Ce n’est pas dans nos projets pour le moment. Je me considère encore comme un galeriste “classique”, j’aime le rapport avec les gens, la dimension humaine.

Certaines galeries se plaignent d’une affluence en baisse à cause du succès grandissant des foires. Quelle est ton opinion à ce sujet ?

Aujourd’hui nous proposons des expositions très pointues dans nos espaces. Notre degré d’exigence est très élevé de façon à offrir à nos artistes la meilleure plateforme pour qu’ils s’expriment. Mais il ne faut pas oublier qu’une partie de notre business se trouve dans les foires, et il faut bien comprendre ce monde en évolution et ne surtout être nostalgique. On ne peut pas comparer une même galerie en 1930, 1980 ou 2020. Le monde change, notamment à travers le digital. Dans le passé, il n’y avait que deux grandes villes pour l’art : Paris et New York. Aujourd’hui, la carte de l’art est mondiale.

Il y a quelques années, tu as ouvert un espace à Londres. Allez-vous souffrir des conséquences du Brexit ?

Notre galerie londonienne est petite, intime et très bien située. Nous avions aussi un grand appartement où nous avions l’habitude d’organiser des dîners. Nous nous sommes séparés de l’appartement mais avons gardé la galerie. C’est très important de maintenir une connexion à Londres.

As-tu déjà pensé à ouvrir un espace en Algérie ?

Je n’ai jamais été une sorte de porte-drapeau, je considère que je parle au monde. Le mois dernier, je suis allé au ARoS Aarhus Kunstmuseum pour l’exposition de Douglas Gordon, puis je suis allé à Los Angeles. Je fais beaucoup de choses différentes : je vais voir des expositions et des foires, je fais des visites d’atelier. Nous organisons notre quatrième vente de charité en mars / avril. Les bénéfices sont reversés à l’Institut Imagine pour les maladies génétiques.

Quelles sont les leçons que tu tires des vingt dernières années ?

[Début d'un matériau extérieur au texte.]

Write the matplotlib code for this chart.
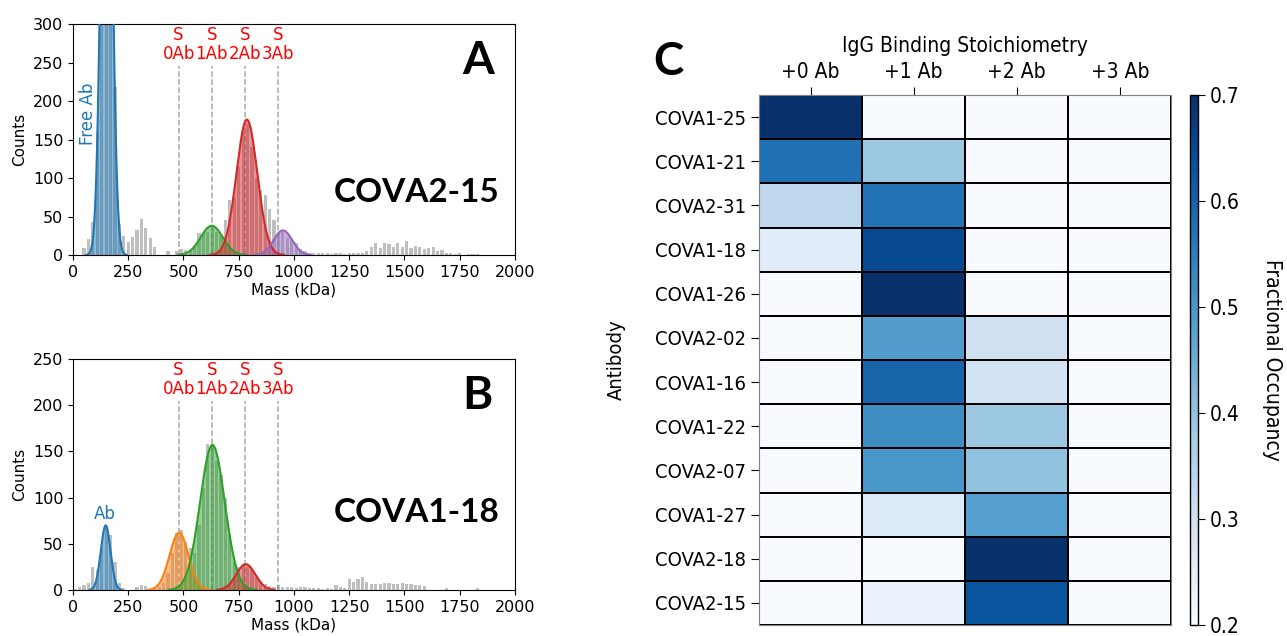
import matplotlib
matplotlib.use("Agg")
import matplotlib.pyplot as plt
import numpy as np

# ---- mass histograms (20 kDa bins, 0-2000 kDa) ----
bin_width = 20
counts_a = [0, 0, 9, 21, 43, 160, 520, 700, 560, 219,
            40, 25, 17, 24, 33, 47, 35, 22, 10, 0,
            0, 5, 0, 5, 8, 6, 6, 12, 28, 28,
            30, 35, 30, 25, 45, 72, 75, 115, 160, 170,
            140, 100, 85, 78, 60, 45, 28, 30, 22, 20,
            15, 8, 5, 3, 2, 3, 3, 2, 1, 2,
            2, 1, 2, 2, 3, 3, 5, 11, 15, 9,
            16, 14, 10, 15, 11, 18, 9, 12, 10, 8,
            9, 10, 5, 6, 3, 3, 1, 2, 0, 1,
            1, 1, 0, 0, 0, 0, 0, 0, 0, 0]
counts_b = [1, 3, 5, 8, 25, 22, 45, 68, 60, 30,
            8, 2, 0, 0, 3, 5, 4, 0, 1, 3,
            8, 18, 40, 62, 65, 52, 45, 40, 70, 110,
            158, 158, 140, 125, 100, 60, 30, 25, 28, 25,
            22, 15, 10, 6, 4, 3, 5, 3, 3, 3,
            2, 3, 3, 2, 2, 2, 1, 2, 1, 5,
            3, 2, 12, 9, 12, 14, 9, 7, 7, 6,
            8, 8, 7, 6, 8, 7, 6, 5, 5, 4,
            0, 0, 0, 0, 2, 0, 0, 0, 0, 0,
            0, 2, 0, 0, 0, 0, 0, 0, 0, 0]

# gaussian fits: (center kDa, sigma kDa, amplitude, colour)
fits_a = [(152, 23, 800, "tab:blue"), (628, 50, 38, "tab:green"),
          (787, 47, 176, "tab:red"), (950, 42, 32, "tab:purple")]
fits_b = [(148, 22, 70, "tab:blue"), (480, 43, 62, "tab:orange"),
          (631, 56, 157, "tab:green"), (782, 43, 28, "tab:red")]

# S trimer + n Ab reference masses
ref_masses = [478, 628, 778, 928]
ref_labels = ["S\n0Ab", "S\n1Ab", "S\n2Ab", "S\n3Ab"]

# ---- heatmap ----
antibodies = ["COVA1-25", "COVA1-21", "COVA2-31", "COVA1-18", "COVA1-26",
              "COVA2-02", "COVA1-16", "COVA1-22", "COVA2-07", "COVA1-27",
              "COVA2-18", "COVA2-15"]
stoich = ["+0 Ab", "+1 Ab", "+2 Ab", "+3 Ab"]
occupancy = [[0.85, 0.10, 0.03, 0.02],
             [0.575, 0.39, 0.02, 0.01],
             [0.335, 0.57, 0.08, 0.01],
             [0.255, 0.65, 0.08, 0.01],
             [0.10, 0.78, 0.10, 0.02],
             [0.15, 0.49, 0.30, 0.06],
             [0.05, 0.60, 0.295, 0.05],
             [0.03, 0.52, 0.39, 0.06],
             [0.04, 0.50, 0.405, 0.05],
             [0.10, 0.265, 0.485, 0.15],
             [0.05, 0.15, 0.75, 0.05],
             [0.05, 0.235, 0.63, 0.085]]

hm_font = dict(family="DejaVu Sans", stretch="condensed")


def gauss(x, c, s, a):
    return a * np.exp(-(x - c) ** 2 / (2 * s ** 2))


def plot_hist(ax, counts, fits, ymax, name, letter, name_y):
    edges = np.arange(len(counts) + 1) * bin_width
    centers = edges[:-1] + bin_width / 2
    ax.bar(centers, counts, width=bin_width * 0.72, color="gray",
           alpha=0.5, zorder=1)
    x = np.linspace(0, 2000, 2001)
    for c, s, a, col in fits:
        y = gauss(x, c, s, a)
        y[y < 0.3] = np.nan
        ax.fill_between(x, 0, y, color=col, alpha=0.5, lw=0, zorder=2)
        ax.plot(x, y, color=col, lw=1.5, zorder=3)
    for m, lab in zip(ref_masses, ref_labels):
        ax.axvline(m, ymin=0, ymax=0.82, color="darkgray", ls="--", lw=1.1,
                   zorder=0)
        ax.text(m, ymax * 0.83, lab, color="red", ha="center", va="bottom",
                fontsize=12, linespacing=1.1)
    ax.set_xlim(0, 2000)
    ax.set_ylim(0, ymax)
    ax.set_xticks(np.arange(0, 2001, 250))
    ax.set_yticks(np.arange(0, ymax + 1, 50))
    ax.tick_params(labelsize=11.5)
    ax.set_xlabel("Mass (kDa)", fontsize=11, labelpad=2)
    ax.set_ylabel("Counts", fontsize=11, labelpad=4)
    ax.text(0.916, 0.84, letter, transform=ax.transAxes, ha="center",
            va="center", fontsize=33, fontweight="bold", family="Lato")
    ax.text(0.778, name_y, name, transform=ax.transAxes, ha="center",
            va="center", fontsize=24, fontweight="bold", family="Lato")


fig = plt.figure(figsize=(12.87, 6.36), dpi=100)

ax_a = fig.add_axes([0.0567, 0.599, 0.3434, 0.363])
plot_hist(ax_a, counts_a, fits_a, 300, "COVA2-15", "A", 0.27)
ax_a.text(68, 184, "Free Ab", color="tab:blue", rotation=90, ha="center",
          va="center", fontsize=12)

ax_b = fig.add_axes([0.0567, 0.0723, 0.3434, 0.363])
plot_hist(ax_b, counts_b, fits_b, 250, "COVA1-18", "B", 0.335)
ax_b.text(145, 82, "Ab", color="tab:blue", ha="center", va="center",
          fontsize=12)

# heatmap panel
ax_c = fig.add_axes([0.5897, 0.0173, 0.3205, 0.8333])
data = np.array(occupancy)
mesh = ax_c.pcolormesh(data, cmap="Blues", vmin=0.2, vmax=0.7,
                       edgecolors="black", linewidth=1.2)
ax_c.set_xlim(0, len(stoich))
ax_c.set_ylim(len(antibodies), 0)
ax_c.set_xticks(np.arange(len(stoich)) + 0.5)
ax_c.set_xticklabels(stoich, fontsize=15, **hm_font)
ax_c.set_yticks(np.arange(len(antibodies)) + 0.5)
ax_c.set_yticklabels(antibodies, fontsize=14.5, **hm_font)
ax_c.xaxis.tick_top()
ax_c.xaxis.set_label_position("top")
ax_c.tick_params(length=6)
ax_c.set_xlabel("IgG Binding Stoichiometry", fontsize=15, labelpad=7,
                **hm_font)
ax_c.set_ylabel("Antibody", fontsize=14.5, labelpad=21, **hm_font)
for sp in ax_c.spines.values():
    sp.set_color("gray")

cax = fig.add_axes([0.9246, 0.0173, 0.0065, 0.8333])
cb = fig.colorbar(mesh, cax=cax, ticks=[0.2, 0.3, 0.4, 0.5, 0.6, 0.7])
cb.ax.tick_params(labelsize=15, length=5)
for t in cb.ax.get_yticklabels():
    t.set_fontstretch("condensed")
cb.set_label("Fractional Occupancy", rotation=270, fontsize=15,
             labelpad=30, **hm_font)
cb.outline.set_linewidth(1)

fig.text(0.519, 0.9025, "C", ha="center", va="center", fontsize=33,
         fontweight="bold", family="Lato")

fig.savefig("out.png", dpi=100)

Il faut garder une âme d’enfant. Être exigeant, persévérant et tenace. Toujours regarder l’avenir avec douceur. Il y a vingt ans, j’avais une toute petite galerie, j’étais un boutiquier, et il existait très peu de foires. Aujourd’hui, la mondialisation est réelle, comme l’interconnexion entre galeries, institutions, musées et fondations. Aujourd’hui, la galerie n’est plus l’unique lieu d’expression, c’est aussi un maillage avec d’autres lieux d’expression.

Tes prédictions pour les vingt prochaines années ?

Je ne peux pas prédire ce qui se passera dans vingt ans ! Serai-je encore galeriste ? Peut-être que je ferai ce métier autrement. Si je regarde la personne que je suis aujourd’hui, et celle que j’étais il y a vingt ans, ce sont deux personnes différentes. Aujourd’hui j’ai 53 ans, et je ne veux pas répéter les schémas existants. Je vis dans mon époque, je suis sur un fil. J’aime l’idée d’adaptation : il faut anticiper le monde et se projeter. Si un jour je me dis “c’était mieux avant”, alors je m’arrêterai parce qu’il n’y aura plus de jouissance ou de désir dans ce que je fais. Faire cette profession, c’est transmettre son propre désir et sa passion.